Why, you call it a normal day! Well, normal, except for the part about your girlfriend quitting her job. I'm a little bit upset about that, but it isn't my decision. It's her life and her choices, I need to respect that. I just hate to see anything bad happen to her, or have her walk away from this with even more problems hounding her. I hate that she has all the issues she has in her life as it is, with creditors, job searches, car troubles and the like. It makes me very, very upset that I don't have more of my current debt load paid off so that I might be able to offer her some financing to get these things addressed. Of course, she might not accept it, but I want to be able to help -- to do that, I must have the funds to be able to do so. *sigh* Anways, I can relate to where she's coming from when she says she just couldn't stand her current job any more.

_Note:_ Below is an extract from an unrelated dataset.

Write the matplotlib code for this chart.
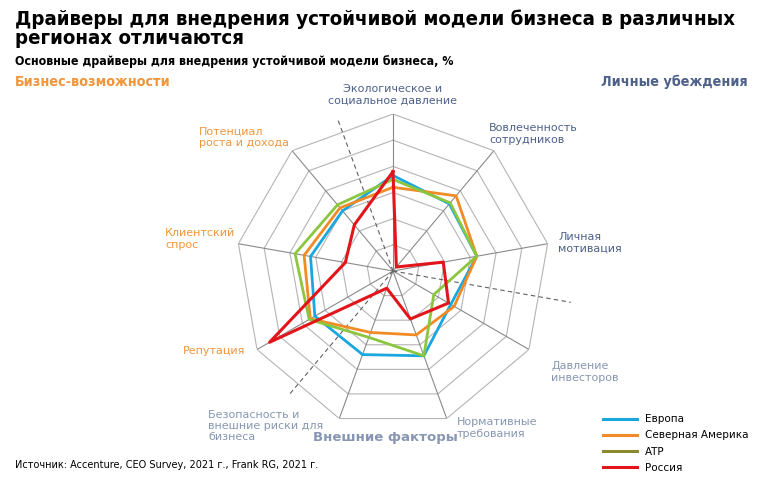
import numpy as np
import matplotlib.pyplot as plt
from matplotlib.lines import Line2D
from matplotlib import font_manager

# ── Data ──────────────────────────────────────────────────────────────────────
axes_labels = ["Экологическое и\nсоциальное давление",
               "Вовлеченность\nсотрудников",
               "Личная\nмотивация",
               "Давление\nинвесторов",
               "Нормативные\nтребования",
               "Безопасность и\nвнешние риски для\nбизнеса",
               "Репутация",
               "Клиентский\nспрос",
               "Потенциал\nроста и дохода"]
series_names = ["Европа", "Северная Америка", "АТР", "Россия"]
europe = [36.5, 33.5, 32.5, 25.5, 34.5, 34, 34.5, 32, 30]
north_america = [32, 37.5, 32.5, 27, 26, 25, 36.5, 34.5, 31.5]
apac = [35, 34, 32.5, 18, 34.5, 27, 37, 38, 33]
russia = [38, 2, 19.5, 24.5, 19.5, 7, 54.5, 18.5, 23]
rmax = 60
rings = [10, 20, 30, 40, 50, 60]

C_BLUE = "#1aa7df"; C_ORANGE = "#f08b25"; C_GREEN = "#8cc63f"; C_RED = "#e3151b"
C_OLIVE = "#8c8a2e"
C_PERS = "#4e6189"; C_BIZ = "#f0963c"; C_EXT = "#8797b2"

# zúžené písmo, pokud je k dispozici
names = {f.name for f in font_manager.fontManager.ttflist}
narrow = [f for f in ["Liberation Sans Narrow", "DejaVu Sans"] if f in names]
cond = any(f.name == "DejaVu Sans" and f.stretch in ("condensed", 87.5, "semi-condensed")
           for f in font_manager.fontManager.ttflist)
k = 1.0 if (cond or "Liberation Sans Narrow" in names) else 0.86

W, H = 768, 490
fig = plt.figure(figsize=(W / 100, H / 100), dpi=100)

def fx(px): return px / W
def fy(py): return 1 - py / H

# polar axes: centre (393, 271) px, radius 157 px
cx, cy, R = 393, 271, 157
ax = fig.add_axes([fx(cx - R), fy(cy + R), 2 * R / W, 2 * R / H],
                  projection="polar")
ax.set_theta_zero_location("N")
ax.set_theta_direction(-1)
ax.set_ylim(0, rmax)
ax.set_axis_off()

n = len(axes_labels)
theta = np.arange(n) * 2 * np.pi / n
tc = np.append(theta, theta[0])

# mřížka — devítiúhelníky + paprsky
for r in rings:
    ax.plot(tc, [r] * (n + 1), color="#b4b4b4", lw=0.8, zorder=1)
for t in theta:
    ax.plot([t, t], [0, rmax], color="#8a8a8a", lw=0.8, zorder=1)

# přerušované dělicí paprsky skupin
for deg, rr in [(340, 62), (100, 69), (220, 62)]:
    ax.plot([np.deg2rad(deg)] * 2, [0, rr], color="#606060", lw=0.8,
            ls=(0, (4, 3)), zorder=1, clip_on=False)

for vals, col, lw in [(europe, C_BLUE, 2.0), (north_america, C_ORANGE, 2.0),
                      (apac, C_GREEN, 2.0), (russia, C_RED, 2.2)]:
    ax.plot(tc, vals + vals[:1], color=col, lw=lw, zorder=3, clip_on=False)

# ── Popisky os ────────────────────────────────────────────────────────────────
lab_pos = [(393, 95, "center", C_PERS), (489, 134, "left", C_PERS),
           (558, 243, "left", C_PERS), (551, 372, "left", C_EXT),
           (457, 428, "left", C_EXT), (208, 426, "left", C_EXT),
           (245, 351, "right", C_BIZ), (165, 239, "left", C_BIZ),
           (199, 137, "left", C_BIZ)]
for lab, (x, y, ha, col) in zip(axes_labels, lab_pos):
    fig.text(fx(x), fy(y), lab, ha=ha, va="center", fontsize=8, color=col,
             linespacing=1.15)

nf = dict(family=narrow, fontstretch="condensed", fontweight="bold")
fig.text(fx(15), fy(82), "Бизнес-возможности", color=C_BIZ, fontsize=10.3 * k,
         va="center", **nf)
fig.text(fx(748), fy(82), "Личные убеждения", color=C_PERS, fontsize=10.3 * k,
         va="center", ha="right", **nf)
fig.text(fx(385), fy(438), "Внешние факторы", color=C_EXT, fontsize=9.5,
         fontweight="bold", va="center", ha="center")

# ── Titulek ───────────────────────────────────────────────────────────────────
fig.text(fx(15), fy(9), "Драйверы для внедрения устойчивой модели бизнеса в различных\nрегионах отличаются",
         ha="left", va="top", fontsize=14.7 * k, linespacing=1.05, **nf)
fig.text(fx(15), fy(62), "Основные драйверы для внедрения устойчивой модели бизнеса, %",
         ha="left", va="center", fontsize=8.9 * k, **nf)
fig.text(fx(15), fy(465), "Источник: Accenture, CEO Survey, 2021 г., Frank RG, 2021 г.",
         ha="left", va="center", fontsize=7)

# ── Legenda ───────────────────────────────────────────────────────────────────
handles = [Line2D([], [], color=c, lw=2.2)
           for c in [C_BLUE, C_ORANGE, C_OLIVE, C_RED]]
fig.legend(handles, series_names, loc="upper left",
           bbox_to_anchor=(fx(599), fy(410)), frameon=False, fontsize=7.5,
           handlelength=3.2, handletextpad=0.8, labelspacing=0.6,
           borderaxespad=0)

fig.savefig("out.png", dpi=100)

I had that when I was working at Best Buy. But even then I played as best I could by their rules and politics and was able to walk away with a few months of worthwhile experience on my resume. Hopefully she can do the same and walk away, unscathed, to a new job. I care about her too much to see her get hurt by bad decisions. :(
Work today was interesting. A member of middle management spoke with me for a few minutes, warning me of what amounts to a nefarious plot to destroy my reputation with the company, and essentially start railroading me towards a shitty yearly review and possibly being "asked" to leave the company. Pity that the manager in question didn't count on betrayal. I'm glad to see that, even though I was in part to blame, other folks recognize the key source of the trouble and will take a chance to warn me of the upcoming shitstorm. This will only add to my resolve to speak with our company IT director (step under our CIO) and inform him of my displeasure with the current state of affairs, my concerns about my manager's ability to focus, understand and direct myself and my coworkers, and various other nit picks. Maybe it will help, maybe it won't. I'd like to see my current manager ousted the way my old one was. Even if that's not reasonable, I'm going to give it a shot. I mean, if I don't try and communicate my issues, upper management will never know how peeved I am until my exit interview, right? Right. So, I'll have to try and remain civil, and make my case known. After that it's out of my hands....
It's late, I'm incredibly tired, and I need to sleep. Oh yes, do I need sleep.
Interestingly enough, I just found out I lead my group in number of tickets closed/completed... except for Laiza, who exceeds me by 700 tickets. I attribute this to the fact she was a Systems Engineer before, and that most of those were password change requests.